Given request
No images are to be carried over; print all other material exactly as it stands.
-- start of Material provided --
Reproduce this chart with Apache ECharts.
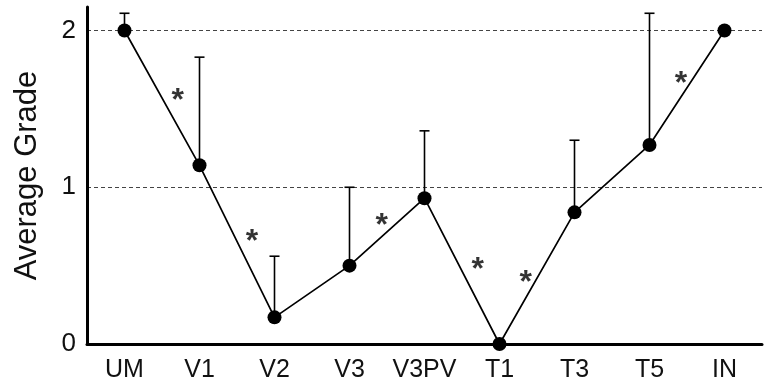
<!DOCTYPE html>
<html>
<head>
<meta charset="utf-8">
<script src="https://cdn.jsdelivr.net/npm/echarts@6/dist/echarts.min.js"></script>
<style>
  html, body { margin: 0; padding: 0; background: #fff; }
  #chart { width: 765px; height: 385px; }
</style>
</head>
<body>
<div id="chart"></div>
<script>
// regions along the pathway
const categories = ["UM", "V1", "V2", "V3", "V3PV", "T1", "T3", "T5", "IN"];
// mean grade per region
const means = [2.0, 1.14, 0.17, 0.50, 0.93, 0.0, 0.84, 1.27, 2.0];
// top of the error bar (mean + error)
const upper = [2.11, 1.83, 0.56, 1.0, 1.36, 0.0, 1.30, 2.11, 2.0];
// significance marks: [position along x (category index), grade]
const starX = [0.71, 1.70, 3.43, 4.71, 5.35, 7.42];
const starY = [1.60, 0.70, 0.80, 0.52, 0.44, 1.71];
const yTicks = [0, 1, 2];

const chart = echarts.init(document.getElementById("chart"));

const font = "'Liberation Sans', Arial, sans-serif";

const option = {
    animation: false,
    backgroundColor: "#fff",
    grid: { left: 87, right: 3, top: 7, bottom: 41 },
    xAxis: [
        {
            type: "category",
            data: categories,
            boundaryGap: true,
            axisLine: { lineStyle: { color: "#000", width: 3 } },
            axisTick: { show: false },
            axisLabel: { color: "#111", fontSize: 25, fontFamily: font, margin: 14, interval: 0 },
        },
        {
            // hidden helper axis to place the asterisks between categories
            type: "value",
            min: -0.5,
            max: categories.length - 0.5,
            show: false,
        },
    ],
    yAxis: {
        type: "value",
        min: 0,
        max: 2.15,
        interval: 1,
        name: "Average Grade",
        nameLocation: "middle",
        nameGap: 44,
        nameTextStyle: { color: "#111", fontSize: 31, fontFamily: font },
        axisLine: { show: true, onZero: false, lineStyle: { color: "#000", width: 3 } },
        axisTick: { show: false },
        axisLabel: {
            color: "#111",
            fontSize: 26,
            fontFamily: font,
            margin: 11,
            showMaxLabel: false,
            formatter: (v) => (yTicks.includes(v) ? String(v) : ""),
        },
        splitLine: {
            show: true,
            showMinLine: false,
            showMaxLine: false,
            lineStyle: { color: "#444", width: 1, type: [4, 3] },
        },
    },
    series: [
        {
            name: "error",
            type: "custom",
            xAxisIndex: 0,
            data: categories.map((c, i) => [i, means[i], upper[i]]),
            renderItem: (params, api) => {
                const lo = api.coord([api.value(0), api.value(1)]);
                const hi = api.coord([api.value(0), api.value(2)]);
                if (Math.abs(lo[1] - hi[1]) < 1) return null;
                const style = { stroke: "#000", lineWidth: 1.6 };
                return {
                    type: "group",
                    children: [
                        { type: "line", shape: { x1: lo[0], y1: lo[1], x2: hi[0], y2: hi[1] }, style },
                        { type: "line", shape: { x1: hi[0] - 5, y1: hi[1], x2: hi[0] + 5, y2: hi[1] }, style },
                    ],
                };
            },
            z: 2,
        },
        {
            name: "mean",
            type: "line",
            xAxisIndex: 0,
            data: means,
            symbol: "circle",
            symbolSize: 14,
            itemStyle: { color: "#000" },
            lineStyle: { color: "#000", width: 1.7 },
            z: 3,
        },
        {
            name: "stars",
            type: "scatter",
            xAxisIndex: 1,
            data: starX.map((x, i) => [x, starY[i]]),
            symbolSize: 0,
            label: {
                show: true,
                formatter: "*",
                position: "inside",
                color: "#000",
                fontSize: 32,
                fontWeight: "bold",
                fontFamily: font,
                offset: [0, 8],
            },
            z: 4,
        },
    ],
};

chart.setOption(option);
</script>
</body>
</html>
-- end of Material provided --
Exercise response
Reproduce this chart with Apache ECharts.
<!DOCTYPE html>
<html>
<head>
<meta charset="utf-8">
<script src="https://cdn.jsdelivr.net/npm/echarts@6/dist/echarts.min.js"></script>
<style>
  html, body { margin: 0; padding: 0; background: #fff; }
  #chart { width: 765px; height: 385px; }
</style>
</head>
<body>
<div id="chart"></div>
<script>
// regions along the pathway
const categories = ["UM", "V1", "V2", "V3", "V3PV", "T1", "T3", "T5", "IN"];
// mean grade per region
const means = [2.0, 1.14, 0.17, 0.50, 0.93, 0.0, 0.84, 1.27, 2.0];
// top of the error bar (mean + error)
const upper = [2.11, 1.83, 0.56, 1.0, 1.36, 0.0, 1.30, 2.11, 2.0];
// significance marks: [position along x (category index), grade]
const starX = [0.71, 1.70, 3.43, 4.71, 5.35, 7.42];
const starY = [1.60, 0.70, 0.80, 0.52, 0.44, 1.71];
const yTicks = [0, 1, 2];

const chart = echarts.init(document.getElementById("chart"));

const font = "'Liberation Sans', Arial, sans-serif";

const option = {
    animation: false,
    backgroundColor: "#fff",
    grid: { left: 87, right: 3, top: 7, bottom: 41 },
    xAxis: [
        {
            type: "category",
            data: categories,
            boundaryGap: true,
            axisLine: { lineStyle: { color: "#000", width: 3 } },
            axisTick: { show: false },
            axisLabel: { color: "#111", fontSize: 25, fontFamily: font, margin: 14, interval: 0 },
        },
        {
            // hidden helper axis to place the asterisks between categories
            type: "value",
            min: -0.5,
            max: categories.length - 0.5,
            show: false,
        },
    ],
    yAxis: {
        type: "value",
        min: 0,
        max: 2.15,
        interval: 1,
        name: "Average Grade",
        nameLocation: "middle",
        nameGap: 44,
        nameTextStyle: { color: "#111", fontSize: 31, fontFamily: font },
        axisLine: { show: true, onZero: false, lineStyle: { color: "#000", width: 3 } },
        axisTick: { show: false },
        axisLabel: {
            color: "#111",
            fontSize: 26,
            fontFamily: font,
            margin: 11,
            showMaxLabel: false,
            formatter: (v) => (yTicks.includes(v) ? String(v) : ""),
        },
        splitLine: {
            show: true,
            showMinLine: false,
            showMaxLine: false,
            lineStyle: { color: "#444", width: 1, type: [4, 3] },
        },
    },
    series: [
        {
            name: "error",
            type: "custom",
            xAxisIndex: 0,
            data: categories.map((c, i) => [i, means[i], upper[i]]),
            renderItem: (params, api) => {
                const lo = api.coord([api.value(0), api.value(1)]);
                const hi = api.coord([api.value(0), api.value(2)]);
                if (Math.abs(lo[1] - hi[1]) < 1) return null;
                const style = { stroke: "#000", lineWidth: 1.6 };
                return {
                    type: "group",
                    children: [
                        { type: "line", shape: { x1: lo[0], y1: lo[1], x2: hi[0], y2: hi[1] }, style },
                        { type: "line", shape: { x1: hi[0] - 5, y1: hi[1], x2: hi[0] + 5, y2: hi[1] }, style },
                    ],
                };
            },
            z: 2,
        },
        {
            name: "mean",
            type: "line",
            xAxisIndex: 0,
            data: means,
            symbol: "circle",
            symbolSize: 14,
            itemStyle: { color: "#000" },
            lineStyle: { color: "#000", width: 1.7 },
            z: 3,
        },
        {
            name: "stars",
            type: "scatter",
            xAxisIndex: 1,
            data: starX.map((x, i) => [x, starY[i]]),
            symbolSize: 0,
            label: {
                show: true,
                formatter: "*",
                position: "inside",
                color: "#000",
                fontSize: 32,
                fontWeight: "bold",
                fontFamily: font,
                offset: [0, 8],
            },
            z: 4,
        },
    ],
};

chart.setOption(option);
</script>
</body>
</html>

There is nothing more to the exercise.